Options are a kind of derivative. That is, a financial instrument whose value is derived from the value of another financial instrument. In the financial markets options are used to protect buyers against future price fluctuations and for hedging. So far as the financial trader is concerned they are simply another financial market whose value can be bet upon. However, it is important to note that unlike when you actually buy and sell options none of the options ‘bought’ through a financial bookmaker can be exercised.
If you are interested in betting on options first decide what type of options you wish to bet on. Your financial bookmaker will tell you what options are available. You can study the options market in question before placing your first bet. You can normally bet on stock index, commodity and individual share options, plus others depending on the bookmaker in question.
Most spread betting companies offer bets on two types of option, calls and puts. A call is the right to buy a particular market. A put is the right to sell a particular market. In each case you will be quoted the market, the price, and the date of expiry of the option. For example, a March FTSE 100 Index Future 6500 is the right to buy the March FTSE 100 Index Future on or before a fixed date in March. With puts or calls your risk is limited to your stake i.e. should prices move in the wrong direction to the direction you anticipated you can just choose not to go ahead with the purchase or sale of the underlying – and the most you would ever lose is the price you paid for the contract.
IG Index will also allow you to sell ‘options’ – calls and puts in a similar way to the traded options market. If the market is below or above your strike prices, then on expiry, you simply receive the premium. Just remember that if you choose to sell an option, i.e. give someone else the right but not obligation to buy or sell at a certain price, your risk is potentially unlimited.
Key Principle : The value of options fluctuates according to the value of the underlying market, ie. the financial market from which it is derived. However, option prices also fluctuate according to the volatility of the underlying market and the time remaining until the option may be exercised.
Options are regarded as having two values : intrinsic value and time value. An option has intrinsic value if there is some gain to be obtained by exercising it. Therefore an option has intrinsic value if it confers the right to buy the FTSE 100 Index at less than the current price of the FTSE 100 Index. Options also have time value. This reflects the fact that even if the option is currently worth more than the underlying market, ie. the option is effectively worthless because buying it would cost more than buying on the underlying market, it may have an intrinsic value in future if things change.

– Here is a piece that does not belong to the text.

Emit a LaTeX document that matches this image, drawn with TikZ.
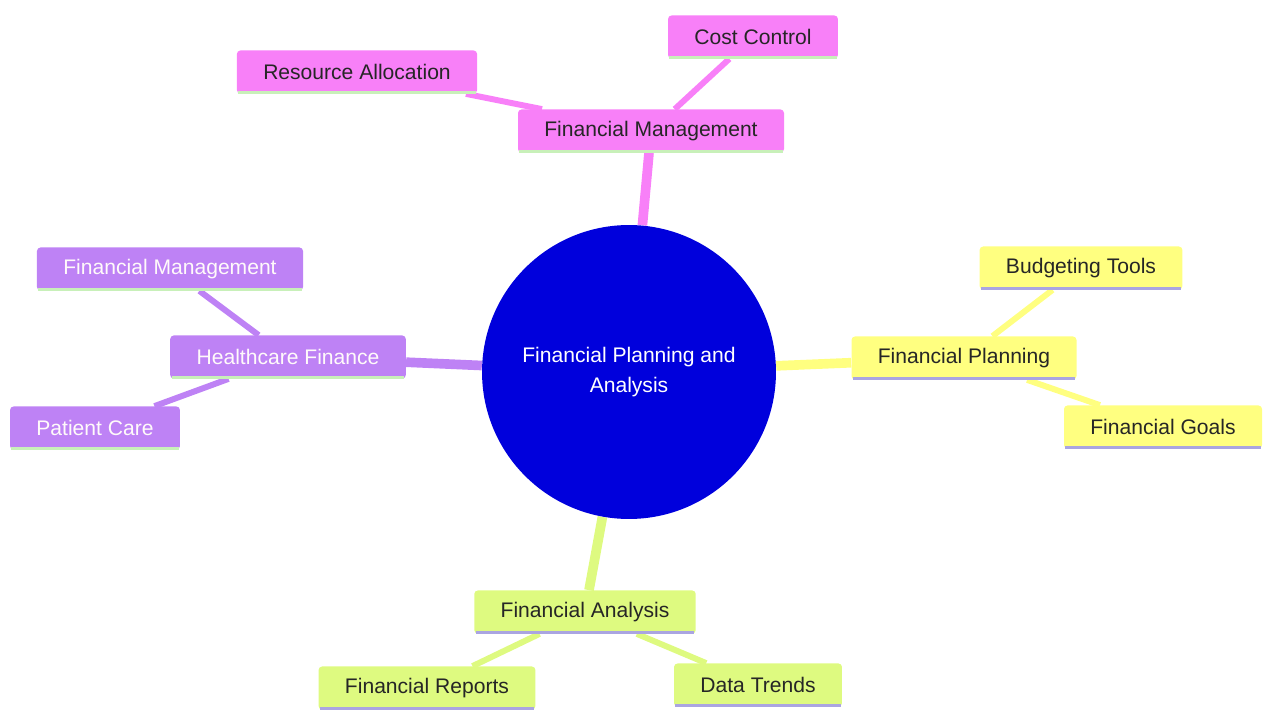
\documentclass[tikz,border=0pt]{standalone}
\usepackage{fontspec}
\setmainfont{Liberation Sans}
\usepackage{tikz}
\usetikzlibrary{backgrounds}
\definecolor{mgmt}{RGB}{248,128,248}
\definecolor{health}{RGB}{190,130,245}
\definecolor{plan}{RGB}{255,255,128}
\definecolor{anal}{RGB}{222,250,128}
\definecolor{core}{RGB}{0,0,220}
\definecolor{lgreen}{RGB}{200,240,185}
\definecolor{lav}{RGB}{170,165,225}

\begin{document}
\begin{tikzpicture}[x=0.02cm,y=-0.02cm,
    box/.style={rectangle,rounded corners=2pt,inner xsep=15pt,minimum height=24.5pt,
      font=\fontsize{12}{14}\selectfont},
    trunk/.style={line width=5.5pt},
    twig/.style={line width=3.4pt}]
  \useasboundingbox (0,0) rectangle (1264,713);
  % centre
  \node[circle,fill=core,text=white,minimum size=5.88cm,align=center,
        font=\fontsize{12}{17.5}\selectfont](root)at(629,372){Financial Planning and\\Analysis};
  % top branch
  \node[box,fill=mgmt,text=black!85](fm)at(651,131){Financial Management};
  \node[box,fill=mgmt,text=black!85](ra)at(357,72){Resource Allocation};
  \node[box,fill=mgmt,text=black!85](cc)at(753,37){Cost Control};
  % left branch
  \node[box,fill=health,text=white!92!pink](hf)at(288,357){Healthcare Finance};
  \node[box,fill=health,text=white!92!pink](hm)at(170,269){Financial Management};
  \node[box,fill=health,text=white!92!pink](pc)at(95,428){Patient Care};
  % right branch
  \node[box,fill=plan,text=black!85](fp)at(964,358){Financial Planning};
  \node[box,fill=plan,text=black!85](bt)at(1081,268){Budgeting Tools};
  \node[box,fill=plan,text=black!85](fg)at(1163,427){Financial Goals};
  % bottom branch
  \node[box,fill=anal,text=black!85](fa)at(585,612){Financial Analysis};
  \node[box,fill=anal,text=black!85](fr)at(427,688){Financial Reports};
  \node[box,fill=anal,text=black!85](dt)at(758,685){Data Trends};
  % underlines
  \foreach \n/\c in {fm/lgreen,ra/lgreen,cc/lgreen,hf/lgreen,hm/lgreen,pc/lgreen,
                     fp/lav,bt/lav,fg/lav,fa/lav,fr/lav,dt/lav}
    \draw[\c,line width=1.6pt]([xshift=1pt,yshift=0.8pt]\n.south west)--([xshift=-1pt,yshift=0.8pt]\n.south east);
  \begin{scope}[on background layer]
    \draw[trunk,mgmt](root)--(fm);
    \draw[trunk,health](root)--(hf);
    \draw[trunk,plan](root)--(fp);
    \draw[trunk,anal](root)--(fa);
    \draw[twig,mgmt](fm)--(ra);
    \draw[twig,mgmt](fm)--(cc);
    \draw[twig,health](hf)--(hm);
    \draw[twig,health](hf)--(pc);
    \draw[twig,plan](fp)--(bt);
    \draw[twig,plan](fp)--(fg);
    \draw[twig,anal](fa)--(fr);
    \draw[twig,anal](fa)--(dt);
  \end{scope}
\end{tikzpicture}
\end{document}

There are two key advantages of betting on options. Firstly, they are highly leveraged bets. If your prediction of the market proves correct your win will not only be based on the change in the value of the underlying market but also the change in the value of the option. They also provide a degree of limited risk. If you bet that the price of an option will rise and it falls you can only lose a fixed rather than an unlimited amount, since the value of an option can never fall below zero. Indeed, an option will almost always have some time value even in the unlikely event that its value in the underlying market does fall to zero. The one main disadvantage with options is that, in some circumstances, the win from a successful bet can be less than betting directly on the market in question. In particular when markets get very volatile, options prices tend to go up.
Options Spread Betting Example
How to go long on a call option: It is March and the FTSE 100 is trading at 4920. City Index is quoting the FTSE June Call 4900 bet price is at 132 / 136.

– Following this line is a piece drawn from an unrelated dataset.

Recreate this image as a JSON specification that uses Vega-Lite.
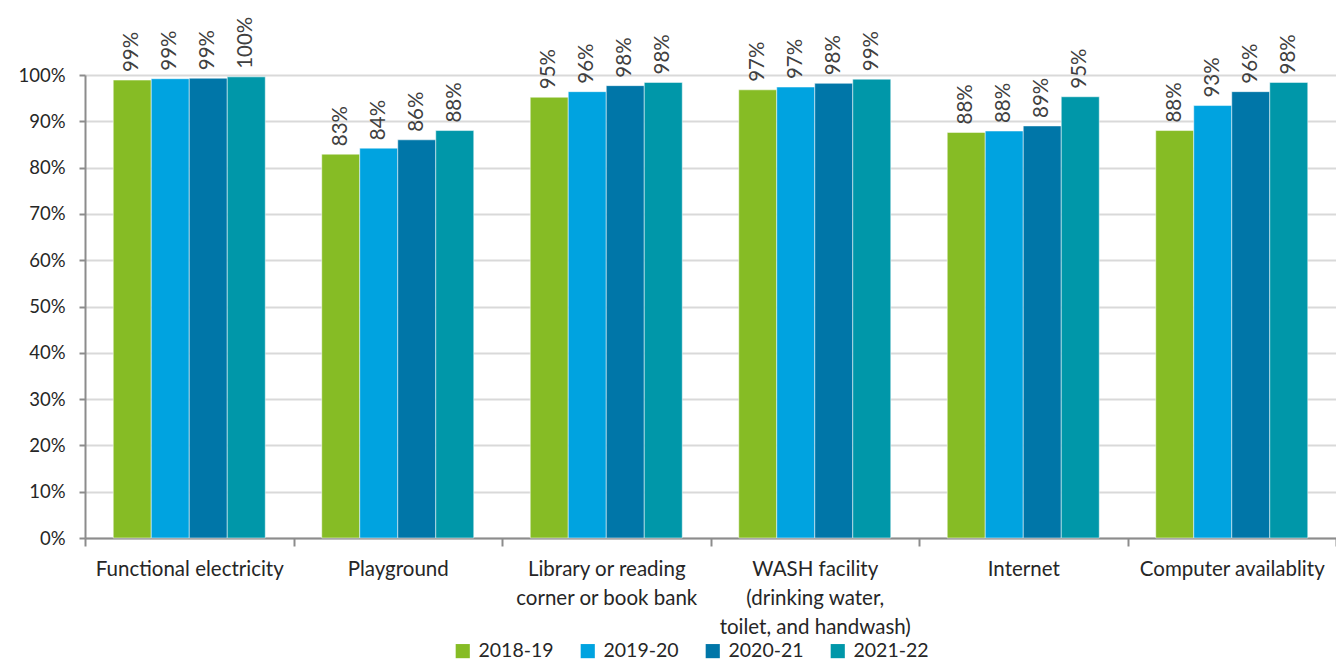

You believe the FTSE 100 is due to rally over the coming weeks and therefore decide to open a long spread trade of £10 per point at 136.
Over the next few weeks the FTSE 100 rises and is now hovering around the 5100 market. The FTSE 100 June Call 4900 bet price is now at 275 / 279. You decide to take your profits by selling £10 per point at 275 (the sell price).
Outcome: You bought at 136 and sold at 275 – this amounts to a 139-point movement in your favour which, at your stake size of £10 per point, amounts to a tax-free gain of £1,390 (275 – 136 x £10).
Alternative scenario: If however, the FTSE 100 had fallen, you would end up with a £10 loss for every point the option price moved lower up to a maximum of the price you paid x your stake; £1,360 (0 – 136 x £10).
Remember if you buy a Call option or sell a Put option, the maximum you can lose is the price you paid x your stake. However if you sell a Call option or buy a Put option, your losses are potentially unlimited, so make sure you have a risk management strategy in place.
Notes : The spread is not very good with IG Index (I suspect it’s the same for all spread betting firms). For example, a call option which on Liffe would be priced at say 22-23.5 (that’s about a 6% spread) would be something like 20-25 on IG Index. Of course, just looking at the raw spread percentage on leveraged derivatives isn’t particularly meaningful as this may map to a much smaller spread on the underlying, which might not be much but still… Having said that with spread betting options there are no other charges – all we pay for is included in the spread. However, even with the US options, you’ll still have to pay CGT, whereas with spread betting, you won’t need to pay ANY CGT at all, and so the pain of the larger spreads is somewhat compensated for by the non-payment of CGT.
Spread betting on options is a good way to play volatility on indices. Let’s say it is USA non-farm payrolls day and you are unsure where the market will be heading. You could create an index straddle by buying both a put and a call on the same index, each contract with the same strike price and expiry. The two positions cancel each other out and as such it doesn’t matter to you which way the price moves – as long as it moves. Here you are hoping for a big movement since options prices tend to rise when volatility increases.
Which spread betting companies allow you to sell options? IG Index do options on the major indexes – FTSE, Wall St, France, Germany, SPX500, and gold, oil, and many currency pairs. I’ve only dealt with FTSE options so far. City Index offer option bets on major indices, a few currency pairs and near-month gold and oil. The last time I checked ETX Capital also quoted options which allows them to take longer-term positions, with limited risk. Not much else though so a bit limited.
Clever Strategy : Although to succeed in options calls for some study of not just options but of the underlying market a useful strategy to follow is this : Buying options usually proves profitable when the market is fast moving. Selling options usually proves profitable when the market is static.
Pricing of options is a complex topic, which includes variables such as the assigned price, the time until the option expires, etc. Unless you are interested in learning about options, it is probably best to avoid spread betting on them.